Nearly a year has come and gone since we first set sail. April of 2011 brought with it the embarkation of a great journey, one that would take my wife and I across much of Europe and beyond. It seems odd now, a year past, how 76 days can change so much.
I find happiness in having a home, a place to call your own, but a strange yearning persists after the long flight back and months of daily routine. The itinerary is fresh in my mind and logic won’t serve to explain why my backpack has yet to be emptied.
We landed in Barcelona, spent Easter in Rome, toured Tuscany, sailed again to Athens, Jerusalem and Turkey. Back on dry ground we traveled by rail first to the cliff-side villages of Cinque Terre then to the canals of Venice before venturing north into Switzerland.

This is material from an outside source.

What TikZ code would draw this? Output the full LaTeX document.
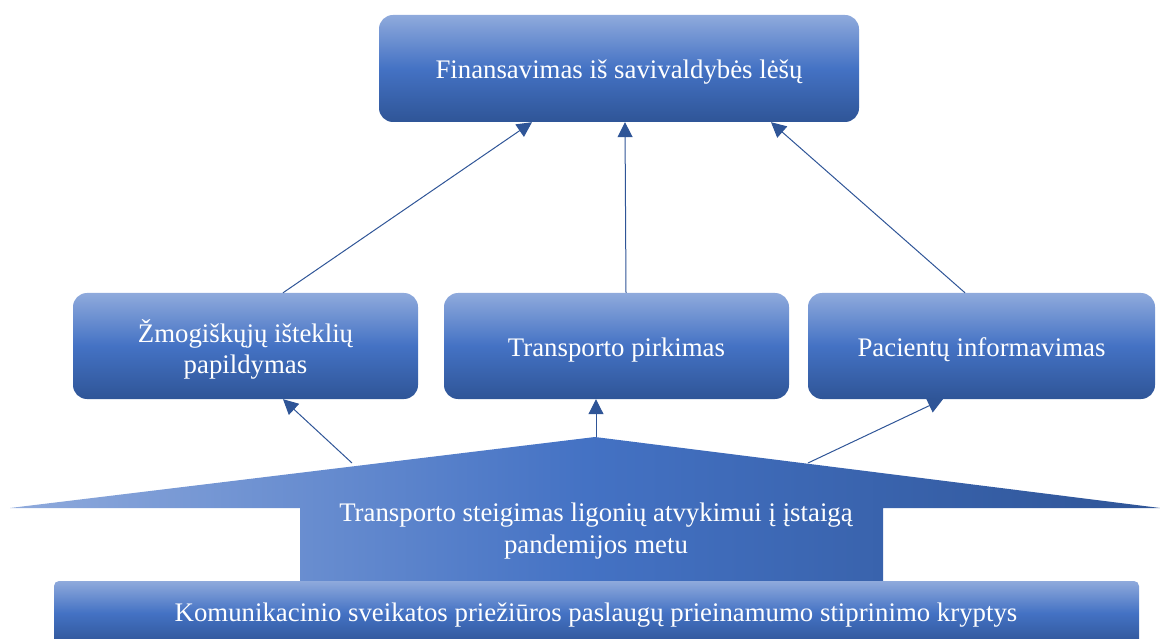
\documentclass[tikz,border=0pt]{standalone}
\usepackage{fontspec}
\setmainfont{Liberation Serif}
\usetikzlibrary{arrows.meta,calc}
\definecolor{blLight}{HTML}{8FAADC}
\definecolor{blMid}{HTML}{4472C4}
\definecolor{blDark}{HTML}{2F5597}
\definecolor{lineBlue}{HTML}{2F5597}
\tikzset{
  labelfont/.style={font=\fontsize{26.8}{31}\selectfont},
  boxtext/.style={text=white, align=center, labelfont, inner sep=0pt, yshift=-4pt},
  gradbox/.style={rounded corners=14pt, top color=blLight, bottom color=blDark,
    middle color=blMid, draw=none, inner sep=0pt},
  arr/.style={draw=lineBlue, line width=1pt,
    -{Triangle[length=15pt,width=15pt]}},
}
\begin{document}
\begin{tikzpicture}[x=1pt,y=-1pt]
\useasboundingbox (0,0) rectangle (1160,639);

% top level: funding
\node[gradbox, minimum width=480pt, minimum height=107pt,
  label={[boxtext]center:{Finansavimas iš savivaldybės lėšų}}] (top) at (619,68.5) {};

% middle level: measures
\node[gradbox, minimum width=345pt, minimum height=106pt,
  label={[boxtext,yshift=1pt]center:{Žmogiškųjų išteklių\\papildymas}}] (b1) at (245.5,346) {};
\node[gradbox, minimum width=345pt, minimum height=106pt,
  label={[boxtext]center:{Transporto pirkimas}}] (b2) at (616.5,346) {};
\node[gradbox, minimum width=347pt, minimum height=106pt,
  label={[boxtext]center:{Pacientų informavimas}}] (b3) at (981.5,346) {};

% base arrow shape
\path[left color=blLight, right color=blDark, middle color=blMid]
  (10,508) -- (595,437) -- (1160,508) -- (883,508) -- (883,581)
  -- (300,581) -- (300,508) -- cycle;
\node[text=white, align=center, font=\fontsize{26.8}{32}\selectfont] (goal) at (596,531)
  {Transporto steigimas ligonių atvykimui į įstaigą\\pandemijos metu};
\coordinate (sL) at (352,463);
\coordinate (sM) at (596,437);
\coordinate (sR) at (808,463);

% bottom bar: direction
\path[rounded corners=5pt, top color=blLight, bottom color=blDark, middle color=blMid]
  (54,645) -- (54,581) -- (1139,581) -- (1139,645) -- cycle;
\node[text=white, labelfont] (dir) at (596,615)
  {Komunikacinio sveikatos priežiūros paslaugų prieinamumo stiprinimo kryptys};

% connectors
\draw[arr] ([xshift=37.5pt]b1.north) -- ([xshift=-87pt]top.south);
\draw[arr] ([xshift=9.5pt]b2.north) -- ([xshift=6pt]top.south);
\draw[arr] ([xshift=-16.5pt]b3.north) -- ([xshift=152pt]top.south);
\draw[arr] (sL) -- ([xshift=37.5pt]b1.south);
\draw[arr] (sM) -- ([xshift=-20.5pt]b2.south);
\draw[arr] (sR) -- ([xshift=-38.5pt]b3.south);
\end{tikzpicture}
\end{document}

The Lauterbrunnen Valley greeted us with its fairytale beauty and from the heights of Jungfrau we descended to the sun-drenched shores of Zürichsee. Grossmüenster bid us farewell as we made way to Bavaria and the castles of Fussen chasing spring and warmer weather to Berlin. Cologne and a daytrip down the Rhine bid us adieu from Germany before landing in Amsterdam and the windmills of Holland.
Our journeys turned south toward Paris for a dose of culture before sipping champagne in Reims. A jaunt to the hallowed ground of Normandy rounded out our time on continental Europe sailing across the channel to celebrate the queen’s birthday in London and ending our journey after a few nights in Edinburgh’s old town.
Though part of us has returned another never will.